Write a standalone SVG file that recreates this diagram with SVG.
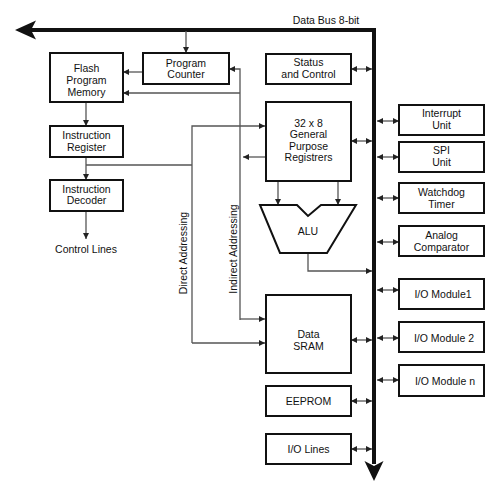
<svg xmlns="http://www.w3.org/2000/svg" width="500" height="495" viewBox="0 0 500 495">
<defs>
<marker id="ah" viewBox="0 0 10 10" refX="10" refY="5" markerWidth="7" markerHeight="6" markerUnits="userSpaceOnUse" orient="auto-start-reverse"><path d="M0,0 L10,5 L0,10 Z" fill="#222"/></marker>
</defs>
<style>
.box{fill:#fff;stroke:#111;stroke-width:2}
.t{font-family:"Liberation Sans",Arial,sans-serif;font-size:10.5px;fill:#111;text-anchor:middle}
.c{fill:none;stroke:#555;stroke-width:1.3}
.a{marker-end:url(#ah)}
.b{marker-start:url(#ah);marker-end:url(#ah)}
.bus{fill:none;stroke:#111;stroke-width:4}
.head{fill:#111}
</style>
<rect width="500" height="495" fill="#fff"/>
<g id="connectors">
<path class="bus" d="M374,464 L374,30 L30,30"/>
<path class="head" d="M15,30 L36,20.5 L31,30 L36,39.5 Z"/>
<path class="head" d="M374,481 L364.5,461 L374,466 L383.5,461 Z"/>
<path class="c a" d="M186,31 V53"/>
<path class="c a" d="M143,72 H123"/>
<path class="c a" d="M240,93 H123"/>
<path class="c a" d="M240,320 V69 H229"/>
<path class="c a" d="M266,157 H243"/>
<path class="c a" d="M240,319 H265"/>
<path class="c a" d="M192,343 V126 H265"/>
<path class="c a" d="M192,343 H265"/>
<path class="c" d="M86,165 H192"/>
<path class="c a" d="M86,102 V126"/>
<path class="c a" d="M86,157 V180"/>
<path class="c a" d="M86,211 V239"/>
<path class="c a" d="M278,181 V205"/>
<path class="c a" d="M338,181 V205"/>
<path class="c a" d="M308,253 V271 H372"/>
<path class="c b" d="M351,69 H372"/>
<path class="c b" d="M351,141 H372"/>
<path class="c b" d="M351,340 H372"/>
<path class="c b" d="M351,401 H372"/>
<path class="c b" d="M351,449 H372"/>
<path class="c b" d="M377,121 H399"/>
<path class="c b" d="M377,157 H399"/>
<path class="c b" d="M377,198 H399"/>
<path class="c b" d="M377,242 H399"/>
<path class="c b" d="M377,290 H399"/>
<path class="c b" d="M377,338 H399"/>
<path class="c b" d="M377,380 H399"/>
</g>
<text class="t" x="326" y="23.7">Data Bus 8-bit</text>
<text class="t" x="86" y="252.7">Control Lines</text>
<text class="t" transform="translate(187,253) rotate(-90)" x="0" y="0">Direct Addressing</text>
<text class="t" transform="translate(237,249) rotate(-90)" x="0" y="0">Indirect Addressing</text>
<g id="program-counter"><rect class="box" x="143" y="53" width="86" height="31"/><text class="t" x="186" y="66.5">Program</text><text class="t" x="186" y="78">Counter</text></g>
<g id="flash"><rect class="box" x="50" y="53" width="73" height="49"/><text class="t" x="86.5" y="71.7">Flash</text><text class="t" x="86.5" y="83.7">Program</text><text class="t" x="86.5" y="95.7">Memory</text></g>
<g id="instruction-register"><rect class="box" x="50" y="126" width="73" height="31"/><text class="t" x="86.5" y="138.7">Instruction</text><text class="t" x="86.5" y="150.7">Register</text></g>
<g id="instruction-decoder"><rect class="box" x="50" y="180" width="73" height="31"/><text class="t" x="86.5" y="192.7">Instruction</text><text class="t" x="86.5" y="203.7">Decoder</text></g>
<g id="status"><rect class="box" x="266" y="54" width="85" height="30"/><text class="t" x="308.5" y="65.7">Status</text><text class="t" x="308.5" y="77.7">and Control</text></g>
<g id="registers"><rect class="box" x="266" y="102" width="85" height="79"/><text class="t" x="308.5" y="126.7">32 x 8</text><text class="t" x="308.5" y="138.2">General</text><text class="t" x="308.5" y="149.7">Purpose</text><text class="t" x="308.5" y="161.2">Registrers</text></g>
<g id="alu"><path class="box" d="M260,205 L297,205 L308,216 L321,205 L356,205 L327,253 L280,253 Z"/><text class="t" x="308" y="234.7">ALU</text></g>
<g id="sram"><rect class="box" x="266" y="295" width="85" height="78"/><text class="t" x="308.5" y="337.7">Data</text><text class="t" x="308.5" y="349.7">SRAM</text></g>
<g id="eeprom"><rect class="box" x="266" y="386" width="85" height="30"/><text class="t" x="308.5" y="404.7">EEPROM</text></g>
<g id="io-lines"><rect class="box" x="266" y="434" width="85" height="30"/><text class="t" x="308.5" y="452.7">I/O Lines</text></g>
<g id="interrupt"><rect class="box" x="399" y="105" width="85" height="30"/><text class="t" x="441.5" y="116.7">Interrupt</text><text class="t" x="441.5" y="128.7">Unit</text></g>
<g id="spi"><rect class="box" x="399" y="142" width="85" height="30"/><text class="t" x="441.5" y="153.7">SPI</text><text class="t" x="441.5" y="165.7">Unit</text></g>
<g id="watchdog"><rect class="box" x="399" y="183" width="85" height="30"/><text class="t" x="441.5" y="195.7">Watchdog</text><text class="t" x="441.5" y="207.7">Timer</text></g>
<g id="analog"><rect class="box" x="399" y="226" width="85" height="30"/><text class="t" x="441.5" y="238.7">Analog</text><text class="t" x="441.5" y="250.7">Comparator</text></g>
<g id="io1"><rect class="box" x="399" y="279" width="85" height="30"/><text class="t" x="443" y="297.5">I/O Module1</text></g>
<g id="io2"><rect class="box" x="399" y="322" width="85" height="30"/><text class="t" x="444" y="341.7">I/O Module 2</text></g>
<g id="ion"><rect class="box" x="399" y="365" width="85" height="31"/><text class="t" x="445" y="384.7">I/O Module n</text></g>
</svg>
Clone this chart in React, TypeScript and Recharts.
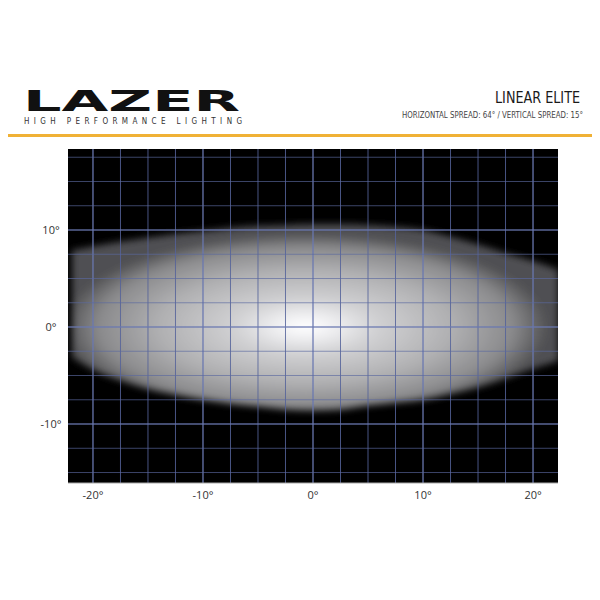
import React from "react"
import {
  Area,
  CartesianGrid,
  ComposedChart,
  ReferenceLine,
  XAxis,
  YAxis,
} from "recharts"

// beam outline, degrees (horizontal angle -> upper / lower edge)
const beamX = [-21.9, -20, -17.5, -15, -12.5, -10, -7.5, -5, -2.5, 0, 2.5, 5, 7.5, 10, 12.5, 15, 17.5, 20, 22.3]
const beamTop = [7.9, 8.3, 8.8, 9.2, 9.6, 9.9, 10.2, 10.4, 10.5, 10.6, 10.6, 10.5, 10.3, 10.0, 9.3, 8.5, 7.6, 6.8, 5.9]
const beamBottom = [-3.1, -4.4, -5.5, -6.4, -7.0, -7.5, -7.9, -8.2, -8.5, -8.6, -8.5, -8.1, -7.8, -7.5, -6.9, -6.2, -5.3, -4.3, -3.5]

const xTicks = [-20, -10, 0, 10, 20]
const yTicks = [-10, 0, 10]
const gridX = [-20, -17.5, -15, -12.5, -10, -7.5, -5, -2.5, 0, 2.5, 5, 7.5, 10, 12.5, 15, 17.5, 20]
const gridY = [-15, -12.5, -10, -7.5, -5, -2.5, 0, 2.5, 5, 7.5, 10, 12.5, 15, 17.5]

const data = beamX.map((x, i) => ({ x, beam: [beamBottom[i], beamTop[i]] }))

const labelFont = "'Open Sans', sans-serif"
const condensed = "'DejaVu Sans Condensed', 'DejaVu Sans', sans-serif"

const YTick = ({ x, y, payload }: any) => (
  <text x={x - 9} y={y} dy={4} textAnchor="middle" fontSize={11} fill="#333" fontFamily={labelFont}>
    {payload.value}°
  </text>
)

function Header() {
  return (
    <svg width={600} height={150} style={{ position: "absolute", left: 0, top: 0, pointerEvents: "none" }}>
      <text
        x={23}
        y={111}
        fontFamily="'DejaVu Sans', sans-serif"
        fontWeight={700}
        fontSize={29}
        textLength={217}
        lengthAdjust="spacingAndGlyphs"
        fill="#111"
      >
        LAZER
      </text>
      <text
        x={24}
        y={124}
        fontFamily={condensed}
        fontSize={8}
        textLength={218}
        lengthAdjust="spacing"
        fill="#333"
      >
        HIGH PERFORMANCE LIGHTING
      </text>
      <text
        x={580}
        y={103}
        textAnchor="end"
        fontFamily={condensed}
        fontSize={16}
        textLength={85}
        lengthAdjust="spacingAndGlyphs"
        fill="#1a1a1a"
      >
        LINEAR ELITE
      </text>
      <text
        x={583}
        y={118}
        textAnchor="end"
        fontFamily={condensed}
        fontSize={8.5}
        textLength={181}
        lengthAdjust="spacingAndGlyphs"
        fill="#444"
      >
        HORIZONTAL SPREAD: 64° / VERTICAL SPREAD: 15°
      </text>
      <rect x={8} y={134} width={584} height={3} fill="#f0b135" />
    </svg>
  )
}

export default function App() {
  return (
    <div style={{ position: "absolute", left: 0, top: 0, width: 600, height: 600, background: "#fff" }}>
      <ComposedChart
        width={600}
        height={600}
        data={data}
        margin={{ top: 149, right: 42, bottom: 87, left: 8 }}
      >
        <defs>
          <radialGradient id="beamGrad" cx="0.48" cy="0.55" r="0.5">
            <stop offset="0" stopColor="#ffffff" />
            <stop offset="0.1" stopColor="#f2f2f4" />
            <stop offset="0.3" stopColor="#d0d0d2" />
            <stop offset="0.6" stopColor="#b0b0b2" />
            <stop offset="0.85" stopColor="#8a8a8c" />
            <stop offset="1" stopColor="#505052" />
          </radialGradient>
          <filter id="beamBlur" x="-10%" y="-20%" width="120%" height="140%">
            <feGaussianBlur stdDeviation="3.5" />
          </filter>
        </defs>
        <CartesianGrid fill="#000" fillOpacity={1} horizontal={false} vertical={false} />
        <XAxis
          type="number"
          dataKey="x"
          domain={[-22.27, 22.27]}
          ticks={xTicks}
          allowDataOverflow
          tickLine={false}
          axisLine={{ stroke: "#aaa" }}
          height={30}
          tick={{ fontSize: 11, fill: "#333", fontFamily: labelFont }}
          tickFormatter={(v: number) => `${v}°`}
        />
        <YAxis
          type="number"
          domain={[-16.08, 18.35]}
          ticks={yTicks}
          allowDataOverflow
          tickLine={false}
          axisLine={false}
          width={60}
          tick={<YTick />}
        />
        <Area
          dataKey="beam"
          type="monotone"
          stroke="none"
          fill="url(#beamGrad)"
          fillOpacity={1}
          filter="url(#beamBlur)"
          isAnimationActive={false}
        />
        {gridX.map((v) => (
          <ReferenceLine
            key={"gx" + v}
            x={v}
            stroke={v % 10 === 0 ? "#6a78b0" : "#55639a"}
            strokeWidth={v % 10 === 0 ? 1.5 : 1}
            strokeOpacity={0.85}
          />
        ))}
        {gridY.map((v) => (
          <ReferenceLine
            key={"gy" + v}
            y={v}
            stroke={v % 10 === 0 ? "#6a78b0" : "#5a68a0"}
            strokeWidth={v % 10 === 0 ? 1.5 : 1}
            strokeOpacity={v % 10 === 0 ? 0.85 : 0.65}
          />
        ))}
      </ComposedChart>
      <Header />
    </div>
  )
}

————

▶ What you will do: Identify each line in the entries with the word "this" and copy it.

▶ Reply:
Write a standalone SVG file that recreates this diagram with SVG.
Clone this chart in React, TypeScript and Recharts.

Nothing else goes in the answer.